Trentaquattro anni fa, il 6 agosto 1978, moriva Paolo VI (nella foto con l'allora card. Ratzinger). Alle ore 21.40, a Castel Gandolfo, nel giorno della festa della Trasfigurazione di Gesù Cristo.
C’è un altro 6 agosto che ricorre nel pontificato di Papa Montini. Il 6 agosto del 1964, quando firma la sua prima Enciclica, "Ecclesiam suam", il documento programmatico del dialogo con il mondo contemporaneo, del chiarimento dottrinale della Chiesa e del suo rinnovamento interiore, della ricomposizione dell’unità dei cristiani. Temi che Paolo VI affiderà ai lavori del Concilio, della cui ripresa si era espresso subito favorevole.
Quest’anno ci sono stati, ci sono e ci saranno diversi motivi per ritornare con la memoria sulla figura di questo grande Pontefice, spesso non compreso in vita, ma rivalutato e amato sempre più, a mano a mano che la storia e gli anni gli rendono giustizia. Lo abbiamo ricordato pochi giorni fa, quando è scoppiata a Taranto la vicenda dell’Ilva. Paolo VI vi era stato in visita la vigilia di Natale del 1968, per celebrare la Messa di mezzanotte tra gli operai al lavoro negli altiforni a ciclo continuo del centro siderurgico, allora dell’Italsider. Una notte memorabile, più di diecimila persone tra maestranze e le loro famiglie raccolte nel grande capannone del laminatoio, con il Papa che si era inginocchiato sul palco della celebrazione per stringere la mano agli operai che gli si appressavano e poi era andato in mezzo a loro, aveva visitato il presepio fatto di lamiere e assistito alla colata d’acciaio. "Noi vi comprendiamo", aveva detto ai lavoratori, "la Chiesa vi comprende. Abbiamo in comune la stessa sete di giustizia".
E sempre in questi giorni lo abbiamo ricordato quando si è aperto, il 31 luglio, a Nairobi in Kenya, il Congresso "Paolo VI e la Chiesa in Africa". Nel continente c’è un vero e proprio culto di papa Montini.

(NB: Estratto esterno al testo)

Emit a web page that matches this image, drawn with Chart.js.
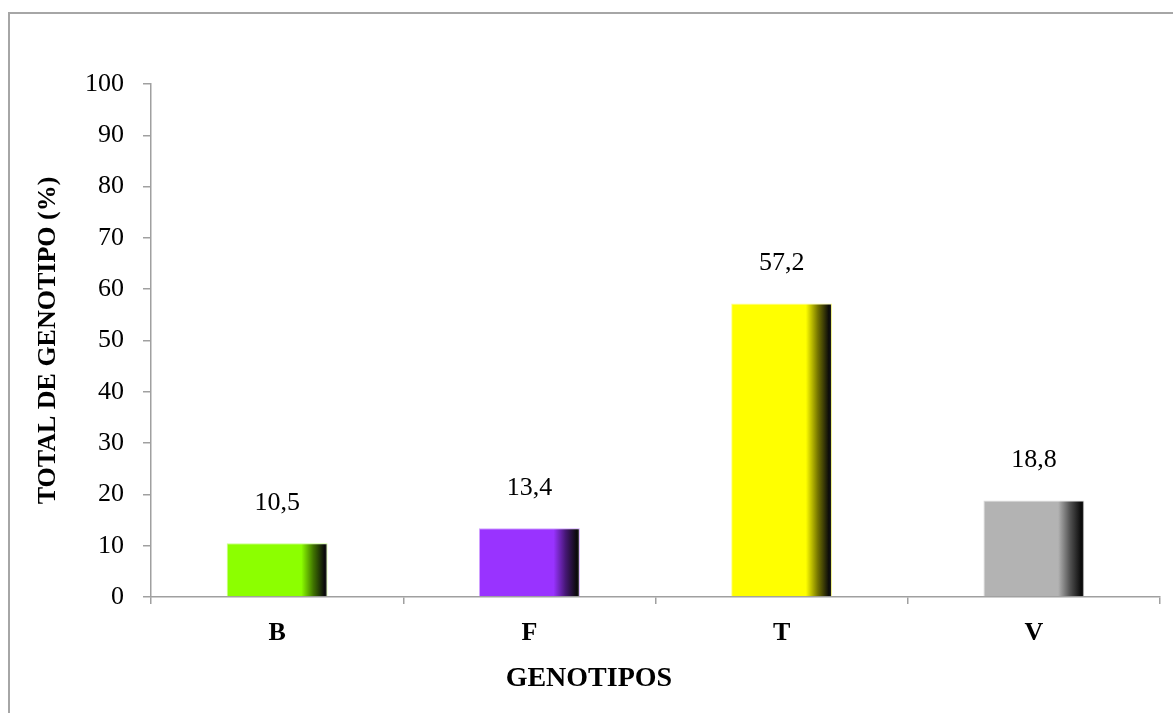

Come non ricordare che Paolo VI fu il primo Pontefice a visitare l’Africa, con il viaggio a Kampala, in Uganda, tra il 31 luglio e 2 agosto 1969?
E lo abbiamo ricordato all’inizio dell’anno, come ogni anno del resto, quando si celebra la Giornata Mondiale della Pace. A Paolo VI va infatti il merito di aver consacrato il primo giorno dell’anno alla Pace, istituendo questa Giornata mondiale la cui prima celebrazione si svolse il 1° gennaio 1968.

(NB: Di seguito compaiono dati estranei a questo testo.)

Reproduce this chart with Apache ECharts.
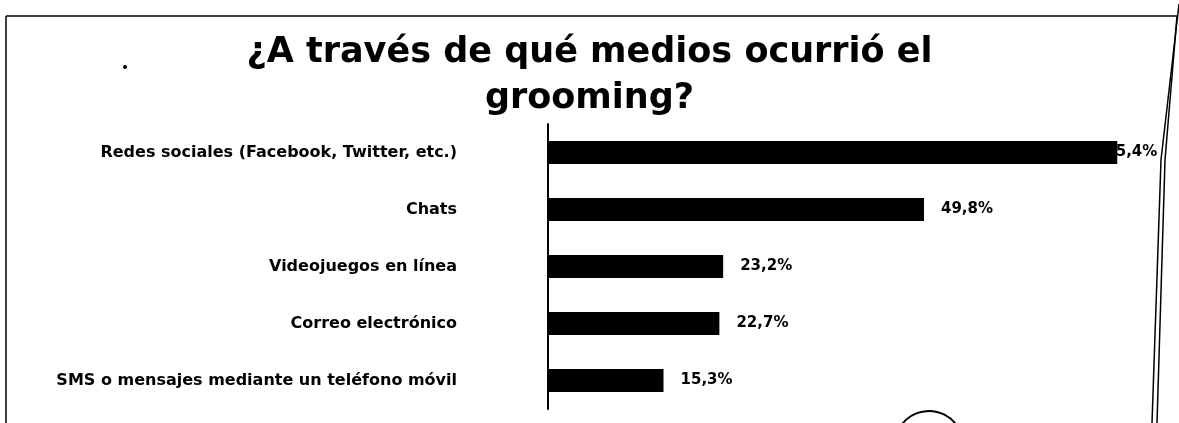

Non solo all’inizio, ma per tutto il 2012, anno cinquantenario del Concilio, è inevitabile che il ricordo si posi, oltre che su Giovanni XXIII, su Paolo VI, che del Concilio fu il continuatore e la guida illuminante, lo concepì e lo volle come compimento del Vaticano I, lo condusse a termine, ne promulgò le costituzioni e i decreti, e ne iniziò l’applicazione con fedeltà e coerenza. E lo ricorderemo a maggior ragione adesso, il prossimo 7 ottobre, quando si aprirà la tredicesima Assemblea generale ordinaria del Sinodo dei vescovi (fu appunto Paolo VI a istituire nel 1965 il Sinodo episcopale), e l’11 ottobre, allorché sarà celebrato il 50° dell’apertura del Concilio e si aprirà l’Anno della fede indetto da Benedetto XVI.
Anche queste saranno due occasioni per andare con la memoria al volto limpido, santo e insieme tormentato, di Paolo VI nel ricordo non solo del Concilio, ma pure del fatto che anch’egli, il 22 febbraio 1967, con l’Esortazione Apostolica "Petrum et Paulum", indisse un Anno della fede, nella ricorrenza del diciannovesimo centenario del martirio dei due apostoli. Un Anno della fede in un periodo come l’attuale, per dirla con le parole di Benedetto XVI, il quale appunto si richiamava al suo predecessore, "di grandi rivolgimenti culturali" e che si svolse dal 29 giugno 1967 al 30 giugno del 1968. Si era nel pieno degli anni della contestazione.